### Dataset section
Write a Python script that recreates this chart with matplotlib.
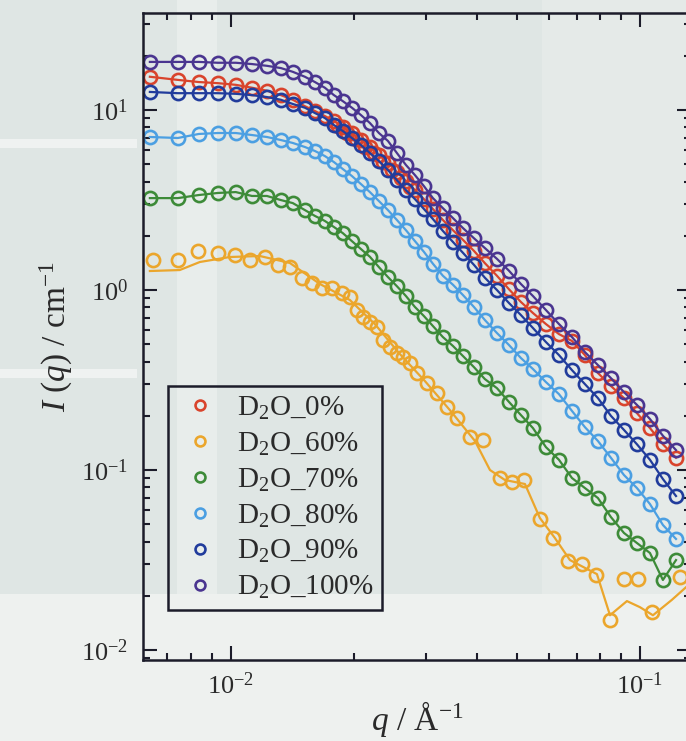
import numpy as np
import matplotlib.pyplot as plt
from matplotlib.patches import Rectangle
from matplotlib.ticker import LogLocator, NullFormatter

plt.rcParams['font.family'] = ['Liberation Serif', 'DejaVu Serif']
plt.rcParams['mathtext.fontset'] = 'custom'
plt.rcParams['mathtext.rm'] = 'Liberation Serif'
plt.rcParams['mathtext.it'] = 'Liberation Serif:italic'
plt.rcParams['axes.unicode_minus'] = False

# scattering vector grid shared by most contrasts (1/A)
q = [0.00634, 0.00742, 0.00835, 0.00929, 0.01028, 0.01126, 0.01225, 0.01325,
     0.01417, 0.01517, 0.01605, 0.01697, 0.01786, 0.01878, 0.01976, 0.02079,
     0.02187, 0.02301, 0.02421, 0.02546, 0.02679, 0.02818, 0.02964, 0.03118,
     0.03298, 0.03490, 0.03692, 0.03928, 0.04178, 0.04471, 0.04784, 0.05117,
     0.05476, 0.05891, 0.06339, 0.06820, 0.07337, 0.07893, 0.08492, 0.09140,
     0.09833, 0.1058, 0.1138, 0.1225]

# intensities (1/cm)
i_0 = [15.3, 14.7, 14.3, 14.1, 13.8, 13.3, 12.8, 12.1, 11.4, 10.5,
       9.87, 9.26, 8.69, 8.05, 7.45, 6.81, 6.23, 5.62, 5.08, 4.52,
       4.03, 3.59, 3.20, 2.82, 2.45, 2.15, 1.90, 1.65, 1.41, 1.20,
       1.01, 0.858, 0.745, 0.647, 0.569, 0.521, 0.435, 0.346, 0.293, 0.251,
       0.207, 0.171, 0.139, 0.117]
# extra overlap points of the 0 % run
q_0x = [0.01826, 0.01921, 0.02021, 0.02126, 0.02237, 0.02353, 0.02475, 0.02604, 0.02740]
i_0x = [8.15, 7.45, 6.90, 6.23, 5.77, 5.14, 4.64, 4.19, 3.73]

i_70 = [3.24, 3.24, 3.37, 3.46, 3.50, 3.33, 3.33, 3.16, 3.04, 2.78,
        2.58, 2.42, 2.24, 2.07, 1.87, 1.69, 1.53, 1.34, 1.18, 1.05,
        0.926, 0.805, 0.717, 0.631, 0.548, 0.489, 0.430, 0.373, 0.320, 0.285,
        0.239, 0.202, 0.171, 0.134, 0.114, 0.0903, 0.0794, 0.0699, 0.0548, 0.0447,
        0.0393, 0.0346, 0.0245, 0.0316]
i_80 = [7.08, 6.99, 7.36, 7.45, 7.45, 7.26, 7.08, 6.81, 6.56, 6.23,
        5.92, 5.55, 5.14, 4.70, 4.30, 3.88, 3.50, 3.12, 2.78, 2.45,
        2.15, 1.87, 1.63, 1.40, 1.20, 1.07, 0.938, 0.805, 0.681, 0.577,
        0.495, 0.419, 0.364, 0.308, 0.264, 0.213, 0.173, 0.145, 0.117, 0.0938,
        0.0794, 0.0647, 0.0495, 0.0414]
i_90 = [12.6, 12.4, 12.4, 12.4, 12.3, 12.1, 11.8, 11.4, 10.8, 10.3,
        9.62, 9.03, 8.25, 7.64, 6.99, 6.39, 5.77, 5.21, 4.64, 4.08,
        3.59, 3.20, 2.82, 2.48, 2.13, 1.85, 1.61, 1.38, 1.17, 1.00,
        0.847, 0.726, 0.615, 0.514, 0.435, 0.359, 0.300, 0.251, 0.200, 0.167,
        0.139, 0.114, 0.0891, 0.0717]
i_100 = [18.5, 18.5, 18.5, 18.3, 18.3, 18.0, 17.6, 17.1, 16.3, 15.3,
         14.3, 13.3, 12.1, 11.2, 10.3, 9.38, 8.47, 7.45, 6.73, 5.77,
         4.95, 4.35, 3.78, 3.24, 2.85, 2.51, 2.21, 1.94, 1.71, 1.49,
         1.28, 1.08, 0.926, 0.774, 0.647, 0.548, 0.452, 0.383, 0.324, 0.271,
         0.230, 0.192, 0.155, 0.129]

# 60 % contrast was measured on its own grid
q_60 = [0.00645, 0.00742, 0.00830, 0.00929, 0.01023, 0.01113, 0.01211, 0.01303,
        0.01394, 0.01492, 0.01578, 0.01669, 0.01766, 0.01868, 0.01954, 0.02033,
        0.02102, 0.02187, 0.02275, 0.02353, 0.02448, 0.02546, 0.02634, 0.02740,
        0.02850, 0.03015, 0.03189, 0.03374, 0.03570, 0.03841, 0.04132, 0.04547,
        0.04864, 0.05204, 0.05694, 0.06128, 0.06668, 0.07214, 0.07805, 0.08449,
        0.09140, 0.09888, 0.1070, 0.1253]
i_60 = [1.47, 1.47, 1.65, 1.61, 1.56, 1.47, 1.53, 1.38, 1.34, 1.17,
        1.09, 1.03, 1.03, 0.962, 0.914, 0.774, 0.708, 0.664, 0.623, 0.527,
        0.482, 0.447, 0.424, 0.393, 0.346, 0.304, 0.268, 0.224, 0.195, 0.153,
        0.147, 0.0903, 0.0858, 0.0880, 0.0534, 0.0419, 0.0312, 0.0300, 0.0261, 0.0147,
        0.0248, 0.0248, 0.0163, 0.0254]
# fitted curve for 60 %
q_60fit = [0.00634, 0.00750, 0.00840, 0.00994, 0.01177, 0.01394, 0.01651, 0.01954,
           0.02249, 0.02589, 0.02981, 0.03432, 0.03951, 0.04299, 0.04677, 0.05235,
           0.05694, 0.06196, 0.06743, 0.07850, 0.08449, 0.09294, 0.1000, 0.1076,
           0.1197, 0.1332]
i_60fit = [1.275, 1.291, 1.431, 1.525, 1.545, 1.413, 1.080, 0.880,
           0.647, 0.441, 0.312, 0.215, 0.145, 0.100, 0.0880, 0.0836,
           0.0541, 0.0419, 0.0316, 0.0264, 0.0156, 0.0187, 0.0173, 0.0156,
           0.0190, 0.0236]

labels = ['D$_2$O_0%', 'D$_2$O_60%', 'D$_2$O_70%', 'D$_2$O_80%', 'D$_2$O_90%', 'D$_2$O_100%']
colors = ['#d9442c', '#eba62c', '#3d8b38', '#4b9fe2', '#213c9c', '#4a3590']

series = [
    (q, i_0, q, i_0),
    (q_60, i_60, q_60fit, i_60fit),
    (q, i_70, q, i_70),
    (q, i_80, q, i_80),
    (q, i_90, q, i_90),
    (q, i_100, q, i_100),
]

bg = '#dfe6e4'
ink = '#1c1c2a'
fig = plt.figure(figsize=(6.86, 7.41), dpi=100, facecolor=bg)

# paper tone: lighter strips behind the plot
for x0, y0, w, h, c in [(0.0, 0.0, 1.0, 0.198, '#eef1ef'),
                        (0.258, 0.198, 0.058, 0.802, '#e8edeb'),
                        (0.79, 0.198, 0.21, 0.802, '#e5eae8'),
                        (0.0, 0.49, 0.2, 0.012, '#eff2f1'),
                        (0.0, 0.80, 0.2, 0.012, '#eff2f1')]:
    fig.patches.append(Rectangle((x0, y0), w, h, transform=fig.transFigure,
                                 facecolor=c, edgecolor='none', zorder=-5))

ax = fig.add_axes([0.2085, 0.1093, 0.7988, 0.8732])
ax.set_facecolor('none')

mk = dict(marker='o', ls='none', ms=9.5, mfc='none', mew=1.9)
for k, (qd, idat, qf, ifit) in enumerate(series):
    c = colors[k]
    ax.plot(qd, idat, color=c, label=labels[k], **mk)
    if k == 0:
        ax.plot(q_0x, i_0x, color=c, **mk)
    ax.plot(qf, ifit, color=c, lw=1.6)

ax.set_xscale('log')
ax.set_yscale('log')
ax.set_xlim(0.0061, 0.1333)
ax.set_ylim(0.0088, 34.6)

for a in (ax.xaxis, ax.yaxis):
    a.set_major_locator(LogLocator(base=10, numticks=10))
    a.set_minor_locator(LogLocator(base=10, subs=np.arange(2, 10), numticks=10))
    a.set_minor_formatter(NullFormatter())

ax.tick_params(which='both', direction='in', top=True, right=True, color=ink,
               width=1.5, labelsize=19, labelcolor='#2a2a2a')
ax.tick_params(which='major', length=10)
ax.tick_params(which='minor', length=5)
ax.tick_params(axis='y', pad=11)
ax.tick_params(axis='x', pad=9)
for s in ax.spines.values():
    s.set_linewidth(1.8)
    s.set_color(ink)

ax.set_xlabel('$q$ / Å$^{-1}$', fontsize=24, color='#2a2a2a', labelpad=0)
ax.set_ylabel('$I$ ($q$) / cm$^{-1}$', fontsize=24, color='#2a2a2a', labelpad=4)

leg = ax.legend(loc='lower left', bbox_to_anchor=(0.046, 0.077), fontsize=21,
                frameon=True, fancybox=False, framealpha=1, edgecolor=ink,
                handlelength=1.6, handletextpad=0.45, labelspacing=0.3,
                borderpad=0.3, borderaxespad=0, markerscale=0.75)
leg.get_frame().set_facecolor('none')
leg.get_frame().set_linewidth(1.8)
for t in leg.get_texts():
    t.set_color('#2a2a2a')

fig.savefig('out.png', dpi=100, facecolor=bg)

### What you are asked to do
Where does the word "matplotlib" appear? Return each line that holds it.

### Finished task
Write a Python script that recreates this chart with matplotlib.
import matplotlib.pyplot as plt
from matplotlib.patches import Rectangle
from matplotlib.ticker import LogLocator, NullFormatter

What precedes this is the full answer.